In the early hours of Tuesday, speaker Maranhão unexpectedly announced he was retracting his attempt to annul the congressional impeachment vote. 

Brazil was essentially back where it had started less than 24 hours earlier. 

3. So where does all this leave us?

As of Tuesday morning, the Senate's impeachment vote was scheduled to happen as planned on Wednesday afternoon.  

The discussion is likely to be very long, but we should know by Wednesday night whether Rousseff is still serving as president of Latin America’s largest country.

4. What happens next?

One of a few things is most likely to happen:

a) The Senate votes to investigate Rousseff, which means she has to step down for up to 180 days. She is temporarily replaced by Vice President Michel Temer, who belongs to a more centrist party than Rousseff’s left-leaning Workers Party.

Or: 

b) The Senate votes not to investigate Rousseff — which is highly unlikely, analysts say. 

Or:

c) Some other wacky X-factor thing happens, again, that puts the process on hold or cancels it. Your guess is as good as ours what the factor could be. (Remember, Brazilian politics is weird.) 

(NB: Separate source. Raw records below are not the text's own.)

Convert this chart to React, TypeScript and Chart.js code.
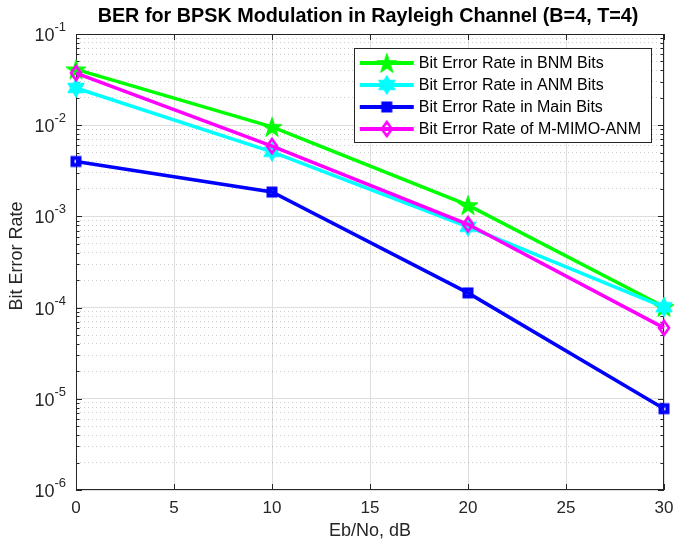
import React, { useEffect, useRef } from 'react';
import { Chart, registerables } from 'chart.js';

Chart.register(...registerables);

// ---- data ----
const ebno = [0, 10, 20, 30];
const berBNM = [0.041, 0.0096, 0.00133, 0.000102];
const berANM = [0.0256, 0.0051, 0.00077, 0.000101];
const berMain = [0.004, 0.00185, 0.000145, 0.0000078];
const berMIMO = [0.0373, 0.0059, 0.00082, 0.00006];
const seriesLabels = [
  'Bit Error Rate in BNM Bits',
  'Bit Error Rate in ANM Bits',
  'Bit Error Rate in Main Bits',
  'Bit Error Rate of M-MIMO-ANM',
];
const seriesColors = ['#00ff00', '#00ffff', '#0000ff', '#ff00ff'];
const seriesMarkers = ['pentagram', 'hexagram', 'square', 'diamond'];
const xTickValues = [0, 5, 10, 15, 20, 25, 30];
const yDecades = [-6, -5, -4, -3, -2, -1];
const chartTitle = 'BER for BPSK Modulation in Rayleigh Channel (B=4, T=4)';
const xTitle = 'Eb/No, dB';
const yTitle = 'Bit Error Rate';

const AXIS_COLOR = '#262626';
const FONT = '"Liberation Sans", Arial, Helvetica, sans-serif';

function makeMarker(kind: string, color: string): HTMLCanvasElement {
  const c = document.createElement('canvas');
  c.width = 24;
  c.height = 24;
  const g = c.getContext('2d')!;
  const cx = 12, cy = 12;
  g.strokeStyle = color;
  g.fillStyle = color;
  g.lineJoin = 'miter';
  g.beginPath();
  if (kind === 'pentagram') {
    const R = 10.5, r = R * 0.382;
    for (let i = 0; i < 10; i++) {
      const a = -Math.PI / 2 + (i * Math.PI) / 5;
      const rad = i % 2 === 0 ? R : r;
      const px = cx + rad * Math.cos(a), py = cy + 1 + rad * Math.sin(a);
      if (i === 0) g.moveTo(px, py); else g.lineTo(px, py);
    }
    g.closePath();
    g.fill();
    g.lineWidth = 1;
    g.stroke();
  } else if (kind === 'hexagram') {
    const R = 9.5, r = R / Math.sqrt(3);
    for (let i = 0; i < 12; i++) {
      const a = -Math.PI / 2 + (i * Math.PI) / 6;
      const rad = i % 2 === 0 ? R : r;
      const px = cx + rad * Math.cos(a), py = cy + rad * Math.sin(a);
      if (i === 0) g.moveTo(px, py); else g.lineTo(px, py);
    }
    g.closePath();
    g.fill();
    g.lineWidth = 1;
    g.stroke();
  } else if (kind === 'square') {
    g.rect(cx - 3.5, cy - 3.5, 7, 7);
    g.lineWidth = 4;
    g.stroke();
  } else if (kind === 'diamond') {
    g.moveTo(cx, cy - 7);
    g.lineTo(cx + 5, cy);
    g.lineTo(cx, cy + 7);
    g.lineTo(cx - 5, cy);
    g.closePath();
    g.lineWidth = 2.6;
    g.stroke();
  }
  return c;
}

function isDecade(v: number) {
  const l = Math.log10(v);
  return Math.abs(l - Math.round(l)) < 1e-9;
}

const matlabPlugin = {
  id: 'matlabAxes',
  beforeDatasetsDraw(chart: any) {
    const { ctx, chartArea: a, scales } = chart;
    const ys = scales.y, xs = scales.x;
    ctx.save();
    ctx.strokeStyle = AXIS_COLOR;
    ctx.lineWidth = 1;
    // inward ticks on y (left and right)
    ys.ticks.forEach((t: any) => {
      const py = Math.round(ys.getPixelForValue(t.value)) + 0.5;
      const len = isDecade(t.value) ? 6 : 3.5;
      ctx.beginPath();
      ctx.moveTo(a.left, py); ctx.lineTo(a.left + len, py);
      ctx.moveTo(a.right, py); ctx.lineTo(a.right - len, py);
      ctx.stroke();
    });
    // inward ticks on x (bottom and top)
    xTickValues.forEach((v) => {
      const px = Math.round(xs.getPixelForValue(v)) + 0.5;
      ctx.beginPath();
      ctx.moveTo(px, a.bottom); ctx.lineTo(px, a.bottom - 6);
      ctx.moveTo(px, a.top); ctx.lineTo(px, a.top + 6);
      ctx.stroke();
    });
    // box
    ctx.strokeRect(Math.round(a.left) + 0.5, Math.round(a.top) + 0.5,
      Math.round(a.right - a.left) - 1, Math.round(a.bottom - a.top) - 1);
    ctx.restore();
  },
  afterDraw(chart: any) {
    const { ctx, chartArea: a, scales } = chart;
    const ys = scales.y, xs = scales.x;
    ctx.save();
    ctx.fillStyle = AXIS_COLOR;
    // y tick labels 10^n
    yDecades.forEach((e) => {
      const py = ys.getPixelForValue(Math.pow(10, e));
      const expText = String(e);
      ctx.font = `13px ${FONT}`;
      const ew = ctx.measureText(expText).width;
      const xe = a.left - 10 - ew;
      ctx.textAlign = 'left';
      ctx.textBaseline = 'alphabetic';
      ctx.fillText(expText, xe, py - 3);
      ctx.font = `18px ${FONT}`;
      ctx.textAlign = 'right';
      ctx.fillText('10', xe, py + 7);
    });
    // x tick labels
    ctx.font = `17px ${FONT}`;
    ctx.textAlign = 'center';
    ctx.textBaseline = 'alphabetic';
    xTickValues.forEach((v) => {
      ctx.fillText(String(v), xs.getPixelForValue(v), a.bottom + 23);
    });
    // axis titles
    ctx.font = `18px ${FONT}`;
    ctx.textBaseline = 'middle';
    ctx.fillText(xTitle, (a.left + a.right) / 2, a.bottom + 41);
    ctx.save();
    ctx.translate(17, (a.top + a.bottom) / 2 - 6);
    ctx.rotate(-Math.PI / 2);
    ctx.fillText(yTitle, 0, 0);
    ctx.restore();
    // title
    ctx.fillStyle = '#000';
    ctx.font = `bold 19.8px ${FONT}`;
    ctx.fillText(chartTitle, (a.left + a.right) / 2 - 2, 17);

    // legend
    const ds = chart.data.datasets;
    ctx.font = `16px ${FONT}`;
    let maxW = 0;
    ds.forEach((d: any) => { maxW = Math.max(maxW, ctx.measureText(d.label).width); });
    const boxRight = a.right - 13;
    const boxW = 65 + maxW + 10;
    const boxLeft = boxRight - boxW;
    const boxTop = a.top + 14;
    const boxH = 94;
    ctx.fillStyle = '#ffffff';
    ctx.fillRect(Math.round(boxLeft), Math.round(boxTop), Math.round(boxW), boxH);
    ctx.strokeStyle = AXIS_COLOR;
    ctx.lineWidth = 1;
    ctx.strokeRect(Math.round(boxLeft) + 0.5, Math.round(boxTop) + 0.5, Math.round(boxW), boxH);
    ds.forEach((d: any, i: number) => {
      const cy = boxTop + 15 + i * 22;
      ctx.strokeStyle = d.borderColor;
      ctx.lineWidth = 4;
      ctx.beginPath();
      ctx.moveTo(boxLeft + 6, cy);
      ctx.lineTo(boxLeft + 60, cy);
      ctx.stroke();
      const m = d.pointStyle as HTMLCanvasElement;
      ctx.drawImage(m, boxLeft + 33 - m.width / 2, cy - m.height / 2);
      ctx.fillStyle = '#000';
      ctx.textAlign = 'left';
      ctx.textBaseline = 'middle';
      ctx.fillText(d.label, boxLeft + 65, cy + 1);
    });
    ctx.restore();
  },
};

export default function App() {
  const ref = useRef<HTMLCanvasElement | null>(null);
  useEffect(() => {
    document.body.style.margin = '0';
    const canvas = ref.current!;
    const seriesValues = [berBNM, berANM, berMain, berMIMO];
    const datasets = seriesValues.map((vals, i) => ({
      label: seriesLabels[i],
      data: ebno.map((x, j) => ({ x, y: vals[j] })),
      borderColor: seriesColors[i],
      backgroundColor: seriesColors[i],
      borderWidth: 3.5,
      pointStyle: makeMarker(seriesMarkers[i], seriesColors[i]),
      pointRadius: 10,
      pointHoverRadius: 10,
      tension: 0,
      clip: false as any,
      order: 3 - i,
    }));
    const chart = new Chart(canvas, {
      type: 'line',
      data: { datasets },
      plugins: [matlabPlugin],
      options: {
        animation: false,
        responsive: false,
        devicePixelRatio: 1,
        events: [],
        layout: { autoPadding: false, padding: { top: 34, right: 10, left: 0, bottom: 0 } },
        plugins: {
          legend: { display: false },
          title: { display: false },
          tooltip: { enabled: false },
        },
        scales: {
          x: {
            type: 'linear',
            min: 0,
            max: 30,
            ticks: { display: false, stepSize: 5 },
            afterBuildTicks: (s: any) => { s.ticks = xTickValues.map((v) => ({ value: v })); },
            afterFit: (s: any) => { s.height = 55; },
            grid: { color: '#dedede', lineWidth: 1, drawTicks: false },
            border: { display: false },
          },
          y: {
            type: 'logarithmic',
            min: 1e-6,
            max: 1e-1,
            ticks: { display: false },
            afterBuildTicks: (s: any) => {
              const t: any[] = [];
              for (let e = -6; e <= -2; e++) {
                for (let m = 1; m <= 9; m++) t.push({ value: m * Math.pow(10, e) });
              }
              t.push({ value: 0.1 });
              s.ticks = t;
            },
            afterFit: (s: any) => { s.width = 76; },
            grid: {
              drawTicks: false,
              lineWidth: 1,
              color: (c: any) => (c.tick && isDecade(c.tick.value) ? '#dedede' : 'rgba(0,0,0,0.2)'),
            },
            border: {
              display: false,
              dash: (c: any) => (c.tick && !isDecade(c.tick.value) ? [1, 3] : []),
            },
          },
        },
      } as any,
    });
    return () => chart.destroy();
  }, []);
  return (
    <div style={{ width: 674, height: 545 }}>
      <canvas ref={ref} width={674} height={545} style={{ display: 'block' }} />
    </div>
  );
}
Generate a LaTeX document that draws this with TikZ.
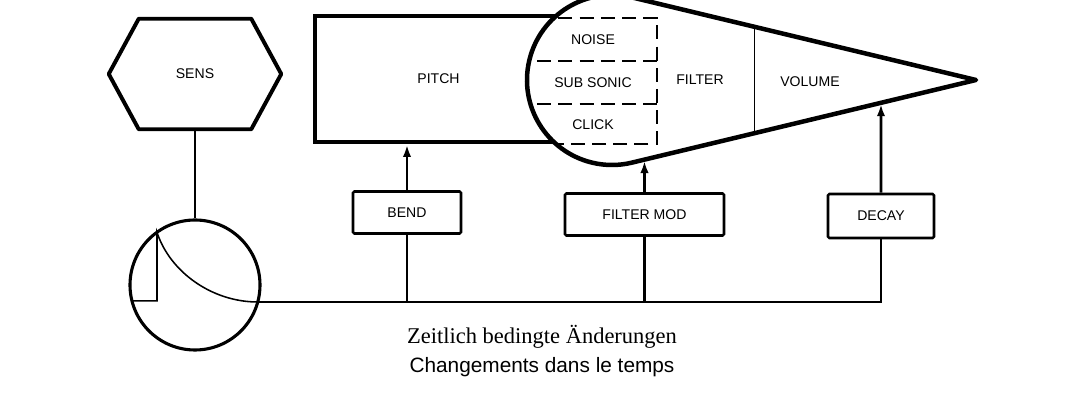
\documentclass[tikz,border=0pt]{standalone}
\usepackage{fontspec}
\setmainfont{Liberation Serif}
\setsansfont{Liberation Sans}
\usepackage{tikz}
\usetikzlibrary{positioning}
\usetikzlibrary{arrows.meta}
\usetikzlibrary{calc}

\begin{document}
\begin{tikzpicture}[
  line width=1.8pt,
  lbl/.style={font=\sffamily\fontsize{10}{12}\selectfont},
  box/.style={rectangle,draw,line width=1.8pt,rounded corners=1pt,
    minimum height=1.05cm,lbl},
  arr/.style={-{Latex[length=3mm,width=2.1mm]},line width=1.8pt,shorten >=1pt},
  splitline/.style={dash pattern=on 3.5mm off 1.8mm,line width=1.6pt}
]
  \useasboundingbox (0,0) rectangle (27.125,9.85);

  % SENS and envelope
  \node[lbl,minimum width=4.25cm,minimum height=2.7cm] (sens) at (4.875,8.0) {SENS};
  \draw[line width=2.8pt,line join=round]
    ([xshift=0.75cm]sens.north west) -- ([xshift=-0.75cm]sens.north east)
    -- (sens.east) -- ([xshift=-0.75cm]sens.south east)
    -- ([xshift=0.75cm]sens.south west) -- (sens.west) -- cycle;
  \node[circle,draw,line width=2.2pt,minimum size=3.25cm] (env) at (4.875,2.725) {};
  \draw (sens.south) -- (env.north);
  \coordinate (tap) at (6.443,2.3);
  \draw[line width=1.1pt] (3.294,2.33) -- (3.925,2.33) -- (3.925,4.04)
    .. controls (4.25,3.05) and (5.3,2.3) .. (tap);

  % PITCH block and the lobe
  \node[draw,line width=2.2pt,minimum width=6.175cm,minimum height=3.15cm,lbl]
    (pitch) at (10.9625,7.875) {PITCH};
  \coordinate (tip) at (24.4,7.85);
  \coordinate (hitan) at (15.796,9.916);
  \coordinate (lotan) at (15.796,5.784);
  \fill[white] (tip) -- (hitan) arc[start angle=76.5,end angle=283.5,radius=2.125cm] -- cycle;
  \begin{scope}
    \clip (15.3,7.85) circle[radius=2.125cm];
    \draw[splitline] (12.9,9.4) -- (16.425,9.4) -- (16.425,6.25) -- (12.9,6.25);
    \draw[splitline] (12.9,8.325) -- (16.425,8.325);
    \draw[splitline] (12.9,7.25) -- (16.425,7.25);
  \end{scope}
  \draw[line width=3.2pt,line join=round]
    (tip) -- (hitan) arc[start angle=76.5,end angle=283.5,radius=2.125cm] -- cycle;
  \draw[line width=0.6pt] (intersection of 18.85,9--18.85,5 and hitan--tip)
    -- (intersection of 18.85,9--18.85,5 and lotan--tip);

  \node[lbl] (noise) at (14.825,8.85) {NOISE};
  \node[lbl] (subs) at (14.825,7.775) {SUB SONIC};
  \node[lbl] (click) at (14.825,6.725) {CLICK};
  \node[lbl] (filt) at (17.5,7.85) {FILTER};
  \node[lbl] (vol) at (20.25,7.8) {VOLUME};

  % modulation boxes
  \node[box,minimum width=2.7cm] (bend) at (10.175,4.5375) {BEND};
  \node[box,minimum width=3.975cm] (fmod) at (16.1125,4.4875) {FILTER MOD};
  \node[box,minimum width=2.65cm,minimum height=1.1cm] (decay) at (22.025,4.45) {DECAY};

  \draw[arr] (bend.north) -- (bend.north |- pitch.south);
  \draw[arr] (fmod.north) -- (intersection of fmod.north--fmod.center and lotan--tip);
  \draw[arr] (decay.north) -- (intersection of decay.north--decay.center and lotan--tip);

  \draw (tap) -| (decay.south);
  \draw (bend.south) -- (bend.south |- tap);
  \draw (fmod.south) -- (fmod.south |- tap);

  \node[font=\fontsize{16}{19}\selectfont] (cap1) at (13.55,1.425) {Zeitlich bedingte Änderungen};
  \node[font=\sffamily\fontsize{14.8}{17}\selectfont] (cap2) at (13.55,0.675) {Changements dans le temps};
\end{tikzpicture}
\end{document}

5. I’m not Brazilian. Why should I care? 

Good question. Here are some reasons to be interested: 

Brazil is Latin America’s largest economy, and it’s a decent-sized trading partner with the United States. Brazil’s economy is in a big mess right now, and some analysts and investors think a change in leadership to a more market-friendly administration would be good for the country. Rousseff's supporters, however, fear cutbacks to major social programs that her party put in place.

Brazil’s economy also affects the rest of South America. Simply put: A strong, functioning Brazilian economy is good for the region, and good for the world.

Beyond economics, overall stability is also important. Analysts say Brazil poses a leading global risk in 2016. But they also keep coming back to one thing: The country's fundamental democratic institutions are still basically “functioning.”

There are protests on the streets, sure. But there’s no major sign (yet) that the country is spiraling out of control. Things looked pretty crazy over the last 24 hours, but the political process seems to be back on course, which should help to keep the country stable.

That might matter for the Rio Summer Olympics, which face myriad problems.

But it’s also important for geopolitical stability. Nobody wants the world’s fifth most populous country falling into chaos.